Blind B.C. dog overcomes adversity through doggy dock diving

Ever since he was a puppy, Gryffin has seemed shy.

“He’s quiet,” Angela says about her white Labrador. “He’s quite reserved.”

But there were moments when Gryffin would reveal a different aspect of himself, like when he’d relish rolling in the mud (see the picture of her holding the pup, who appears more black than white) or help Angela with the Halloween decorations (see the video where she tells the dog she “needs a hand” and he brings her a fake severed arm).

“When you see those little sparks of energy, you know it’s something special,” Angela smiles.

But Angela also knew something was wrong when Gryffin started struggling to walk by her side.

“He was drifting away,” Angela recalls. “He wouldn’t even have a clue that he wasn’t beside me.”

After visiting a specialist, Gryffin was diagnosed with progressive retinal atrophy. About three months later, the dog was completely blind.

“I was crushed,” Angela says. “It’s an emotional rollercoaster to sort out your new normal.”

There’s video of Gryffin sitting at a table surrounded by his canine friends at a birthday party Angela threw for him, waiting patiently for permission to eat his cake. When Angela finally says Gryffin can take a bite, his brother (who can see) steals the slice from under him.

“I instantly gave him another piece,” Angela says. “I felt so bad for him.”

Angela went searching for something fun for Gryffin to do, but she couldn’t help wonder if attempting doggy dock diving — a sport gaining popularity across the country — would be a bust too.

Gryffin couldn’t watch how the other dogs at the Pooch Pool School effortlessly raced down a long dock and — before it ran out — launched themselves into a large pool towards a toy they could see in the water.

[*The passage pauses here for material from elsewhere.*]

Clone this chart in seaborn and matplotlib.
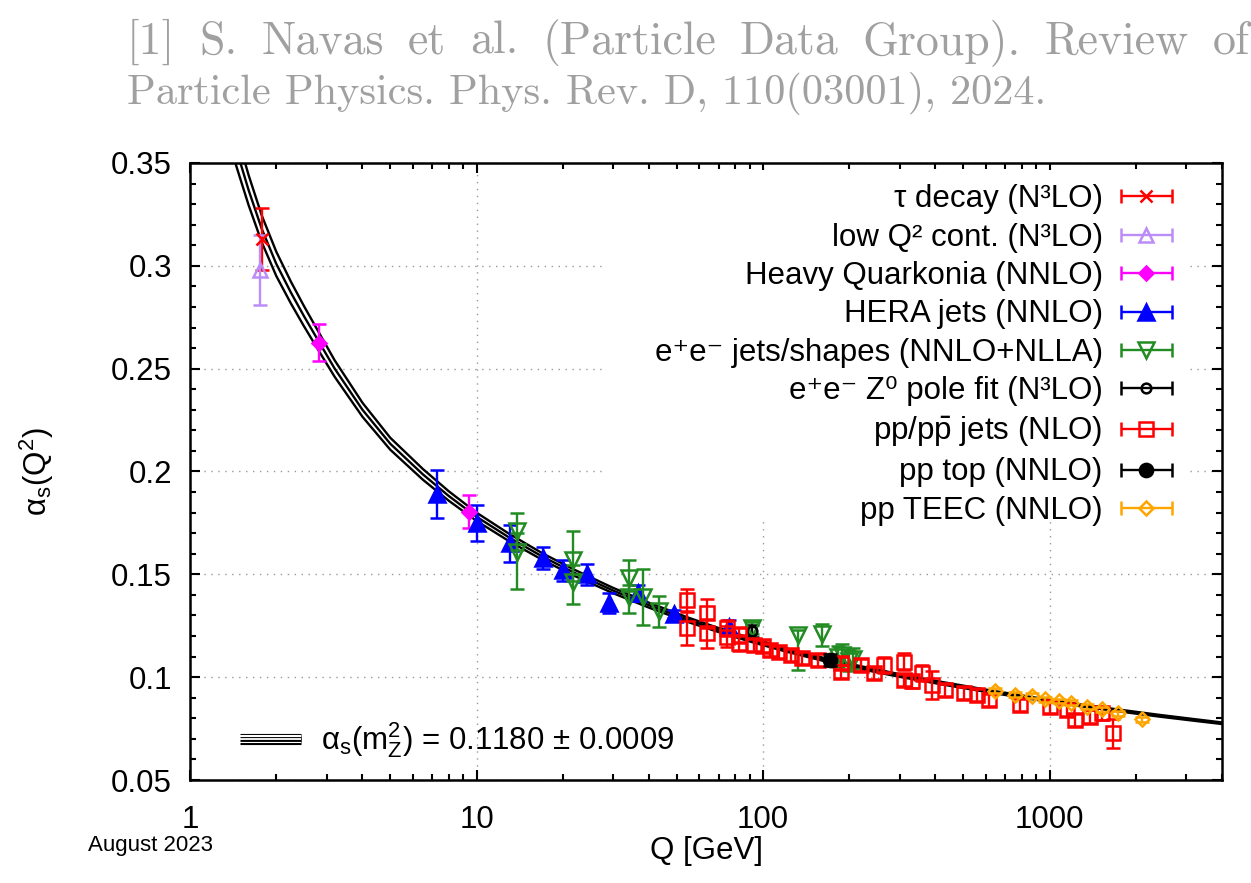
import numpy as np
import matplotlib
matplotlib.use("Agg")
import matplotlib.pyplot as plt
import matplotlib.patheffects as pe
import seaborn as sns
from matplotlib.container import ErrorbarContainer
from matplotlib.legend_handler import HandlerErrorbar
from matplotlib.lines import Line2D
from matplotlib.patches import Rectangle
from matplotlib.ticker import LogLocator, MultipleLocator, NullFormatter

# world average running coupling (central curve and its +-0.0009 band)
q_curve = [1.4, 1.5, 1.6, 1.78, 2.0, 2.25, 2.5, 2.82, 3.2, 4.0, 5.0, 6.5, 8.0, 10, 13, 17, 22, 30,
           40, 55, 70, 91.19, 120, 173, 220, 300, 420, 600, 850, 1200, 1700, 2400, 3200, 4000]
alpha_curve = [0.364, 0.350, 0.337, 0.318, 0.301, 0.287, 0.2755, 0.263, 0.250, 0.230, 0.2135, 0.1986,
               0.1881, 0.178, 0.1679, 0.1586, 0.1507, 0.1421, 0.1350, 0.1278, 0.1229, 0.1180, 0.1133,
               0.1077, 0.1046, 0.1008, 0.0971, 0.0934, 0.0900, 0.0869, 0.0840, 0.0813, 0.0792, 0.0776]
alpha_band = [0.0086, 0.0079, 0.0073, 0.0065, 0.0059, 0.0053, 0.0049, 0.0045, 0.0040, 0.0034, 0.0029,
              0.0026, 0.0023, 0.0020, 0.0018, 0.0016, 0.0015, 0.0013, 0.0012, 0.0011, 0.00098, 0.0009,
              0.00083, 0.00075, 0.00071, 0.00066, 0.00061, 0.00056, 0.00052, 0.00049, 0.00046, 0.00043,
              0.00041, 0.00039]

# measurements
tau_q = [1.78]
tau_a = [0.313]
tau_e = [0.015]

lowq_q = [1.75]
lowq_a = [0.298]
lowq_e = [0.017]

quark_q = [2.82, 9.4]
quark_a = [0.2625, 0.1805]
quark_e = [0.009, 0.008]

hera_q = [7.3, 10.0, 13.1, 17.0, 20.0, 24.4, 29.1, 36.5, 49.0, 76.0]
hera_a = [0.189, 0.175, 0.165, 0.158, 0.152, 0.150, 0.136, 0.141, 0.1307, 0.1246]
hera_e = [0.0115, 0.0087, 0.009, 0.0055, 0.005, 0.005, 0.005, 0.004, 0.002, 0.003]

ee_q = [13.9, 13.9, 21.8, 21.8, 34.1, 34.1, 38.0, 43.4, 91.2, 133, 161, 183, 189, 200, 206]
ee_a = [0.171, 0.161, 0.157, 0.1465, 0.148, 0.139, 0.139, 0.132, 0.124, 0.1205, 0.121, 0.110, 0.111,
        0.108, 0.109]
ee_lo = [0.009, 0.018, 0.010, 0.011, 0.006, 0.008, 0.0135, 0.0076, 0.003, 0.017, 0.006, 0.005, 0.005,
         0.005, 0.005]
ee_hi = [0.009, 0.009, 0.014, 0.008, 0.009, 0.006, 0.0135, 0.0076, 0.003, 0.0025, 0.005, 0.005, 0.005,
         0.005, 0.005]

z0_q = [91.2]
z0_a = [0.1225]
z0_e = [0.003]

ppj_q = [54.5, 54.5, 64, 64, 75, 75, 82.5, 82.5, 93, 100, 106, 114, 125, 137, 155, 187, 187, 219, 244,
         264, 310, 310, 331, 359, 389, 433, 502, 558, 613, 791, 1006, 1149, 1229, 1386, 1521, 1671]
ppj_a = [0.1376, 0.1238, 0.1311, 0.1214, 0.1238, 0.1197, 0.1205, 0.1167, 0.1157, 0.1150, 0.1132,
         0.1123, 0.1108, 0.1094, 0.1084, 0.1068, 0.1027, 0.1060, 0.1019, 0.1060, 0.1076, 0.0987,
         0.0979, 0.1019, 0.0962, 0.0938, 0.0922, 0.0914, 0.0889, 0.0865, 0.0857, 0.0841, 0.0792,
         0.0808, 0.0824, 0.0727]
ppj_e = [0.0055, 0.008, 0.007, 0.007, 0.004, 0.005, 0.004, 0.004, 0.003, 0.003, 0.003, 0.003, 0.003,
         0.003, 0.003, 0.003, 0.003, 0.003, 0.003, 0.004, 0.004, 0.003, 0.003, 0.004, 0.007, 0.003,
         0.003, 0.003, 0.003, 0.003, 0.003, 0.003, 0.003, 0.003, 0.003, 0.007]

top_q = [172]
top_a = [0.1084]
top_e = [0.003]

teec_q = [647, 760, 868, 966, 1075, 1190, 1349, 1521, 1730, 2097]
teec_a = [0.0933, 0.0914, 0.0909, 0.0893, 0.0884, 0.0876, 0.0857, 0.0844, 0.0825, 0.0796]
teec_e = [0.0012, 0.0012, 0.0012, 0.0012, 0.0012, 0.0012, 0.0012, 0.0012, 0.0012, 0.0012]

labels = ["τ decay (N³LO)",
          "low Q² cont. (N³LO)",
          "Heavy Quarkonia (NNLO)",
          "HERA jets (NNLO)",
          "e⁺e⁻ jets/shapes (NNLO+NLLA)",
          "e⁺e⁻ Z⁰ pole fit (N³LO)",
          r"pp/p$\bar{\mathregular{p}}$ jets (NLO)",
          "pp top (NNLO)",
          "pp TEEC (NNLO)"]
yticks = [0.05, 0.1, 0.15, 0.2, 0.25, 0.3, 0.35]
ytick_labels = ["0.05", "0.1", "0.15", "0.2", "0.25", "0.3", "0.35"]
xticks = [1, 10, 100, 1000]
xtick_labels = ["1", "10", "100", "1000"]
cite_lines = ["[1] S. Navas et al. (Particle Data Group). Review of",
              "Particle Physics. Phys. Rev. D, 110(03001), 2024."]

sns.set_theme(style="ticks")
plt.rcParams['font.family'] = ['Liberation Sans', 'DejaVu Sans']
plt.rcParams['text.color'] = 'black'
plt.rcParams['axes.labelcolor'] = 'black'
plt.rcParams['xtick.color'] = 'black'
plt.rcParams['ytick.color'] = 'black'

FS = 22.5
fig = plt.figure(figsize=(12.51, 8.83), dpi=100)
ax = fig.add_axes([190 / 1251, 1 - 780 / 883, 1032 / 1251, 617 / 883])
ax.set_xscale('log')

# the band: three thin black lines
upper = np.array(alpha_curve) + np.array(alpha_band)
lower = np.array(alpha_curve) - np.array(alpha_band)
for ys in (upper, alpha_curve, lower):
    sns.lineplot(x=q_curve, y=ys, ax=ax, color='black', lw=1.7, estimator=None, sort=False, zorder=2)


def add_series(q, a, err, color, marker, ms, filled, z):
    style = dict(fmt=marker, color=color, ms=ms, mec=color, mfc=color if filled else 'none',
                 mew=1.8, elinewidth=1.7, capsize=5, capthick=1.7, zorder=z)
    ax.errorbar(q, a, yerr=err, **style)
    # legend proxy: horizontal bar with caps, gnuplot style
    return ax.errorbar([np.nan], [np.nan], xerr=[1.0], **style)


handles = [
    add_series(tau_q, tau_a, tau_e, '#ff0000', 'x', 8.5, True, 3),
    add_series(lowq_q, lowq_a, lowq_e, '#bc8cf8', '^', 10, False, 3),
    add_series(quark_q, quark_a, quark_e, '#ff00ff', 'D', 7.5, True, 3),
    add_series(hera_q, hera_a, hera_e, '#0000ff', '^', 11, True, 3),
    add_series(ee_q, ee_a, [ee_lo, ee_hi], '#228b22', 'v', 11, False, 4),
    add_series(z0_q, z0_a, z0_e, 'black', 'o', 7, False, 4),
    add_series(ppj_q, ppj_a, ppj_e, '#ff0000', 's', 9.5, False, 5),
    add_series(top_q, top_a, top_e, 'black', 'o', 9.5, True, 6),
    add_series(teec_q, teec_a, teec_e, '#ffa500', 'D', 7.5, False, 7),
]

ax.set_xlim(1, 4000)
ax.set_ylim(0.05, 0.35)
ax.set_xticks(xticks)
ax.set_xticklabels(xtick_labels)
ax.xaxis.set_minor_locator(LogLocator(base=10, subs=np.arange(2, 10)))
ax.xaxis.set_minor_formatter(NullFormatter())
ax.set_yticks(yticks)
ax.set_yticklabels(ytick_labels)
ax.yaxis.set_minor_locator(MultipleLocator(0.01))
ax.tick_params(which='both', direction='in', top=True, right=True, width=1.5, labelsize=FS)
ax.tick_params(which='major', length=7)
ax.tick_params(which='minor', length=4.5)
ax.tick_params(axis='y', pad=13)
ax.tick_params(axis='x', pad=18)
for sp in ax.spines.values():
    sp.set_linewidth(1.8)
    sp.set_color('black')
ax.grid(True, which='major', linestyle=(0, (1, 4)), color='#999999', lw=1.0)

# opaque key area hides the grid behind the legend
ax.add_patch(Rectangle((0.404, 0.421), 0.562, 0.568, transform=ax.transAxes,
                       facecolor='white', edgecolor='none', zorder=1))

leg = ax.legend(handles, labels, loc='upper right', bbox_to_anchor=(0.9525, 0.9657),
                markerfirst=False, frameon=False, fontsize=FS, handlelength=1.7,
                handletextpad=0.55, labelspacing=0.27, borderpad=0, borderaxespad=0,
                handler_map={ErrorbarContainer: HandlerErrorbar(xerr_size=0.82)})
ax.add_artist(leg)

band_handle = Line2D([], [], color='black', lw=1.0, solid_capstyle='butt',
                     path_effects=[pe.Stroke(linewidth=8.0, foreground='black', capstyle='butt'),
                                   pe.Stroke(linewidth=5.8, foreground='white', capstyle='butt'),
                                   pe.Stroke(linewidth=3.5, foreground='black', capstyle='butt'),
                                   pe.Stroke(linewidth=1.3, foreground='white', capstyle='butt')])
ax.legend([band_handle], [r"α$_\mathregular{s}$(m$_\mathregular{Z}^\mathregular{2}$) = 0.1180 ± 0.0009"],
          loc='lower left', bbox_to_anchor=(0.0484, 0.0324), frameon=False, fontsize=FS,
          handlelength=1.95, handletextpad=0.65, borderpad=0, borderaxespad=0)

ax.set_xlabel("Q [GeV]", fontsize=FS, labelpad=1)
ax.set_ylabel(r"α$_\mathregular{s}$(Q$^\mathregular{2}$)", fontsize=FS)
ax.yaxis.set_label_coords(-0.13, 0.5)

fig.text(150 / 1251, 1 - 846 / 883, "August 2023", ha='center', va='center', fontsize=16)

# citation header, first line justified to the full width like the LaTeX original
renderer = fig.canvas.get_renderer()
words = cite_lines[0].split()
word_texts = [fig.text(0, 1 - 54 / 883, w, family='cmr10', fontsize=33, color='#a0a0a0',
                       ha='left', va='baseline') for w in words]
widths = [t.get_window_extent(renderer).width for t in word_texts]
gap = (1250 - 127 - sum(widths)) / (len(words) - 1)
xpos = 127
for t, w in zip(word_texts, widths):
    t.set_x(xpos / 1251)
    xpos += w + gap
fig.text(127 / 1251, 1 - 104 / 883, cite_lines[1],
         family='cmr10', fontsize=30.5, color='#a0a0a0', ha='left', va='baseline')

fig.savefig('out.png', dpi=100, facecolor='white')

“At first, he was really confused,” Angela says. “And rightly so.”

But Gryffin could hear a beeping sound coming from a portable, waterproof speaker that Angela wrapped in floating foam.

She threw it off the dock, and with a little encouragement, Gryffin achieved a big success. He jumped in the pool and retrieved the speaker.

“It’s hard to keep him out of there now,” Angela smiles.

After dock diving a couple times now, Angela says Griffin is becoming more confident and she’s learning to never give up hope.

“He’s definitely made me a fierce advocate for him,” Angela says.

Although a pool may seem like it would extinguish “a little spark,” you just might find it ignites an inferno, instead: one of water-splashing and tail-wagging joy.

“It’s a chance (for Gryffin) to have fun,” Angela smiles. “And totally let his wild side show.”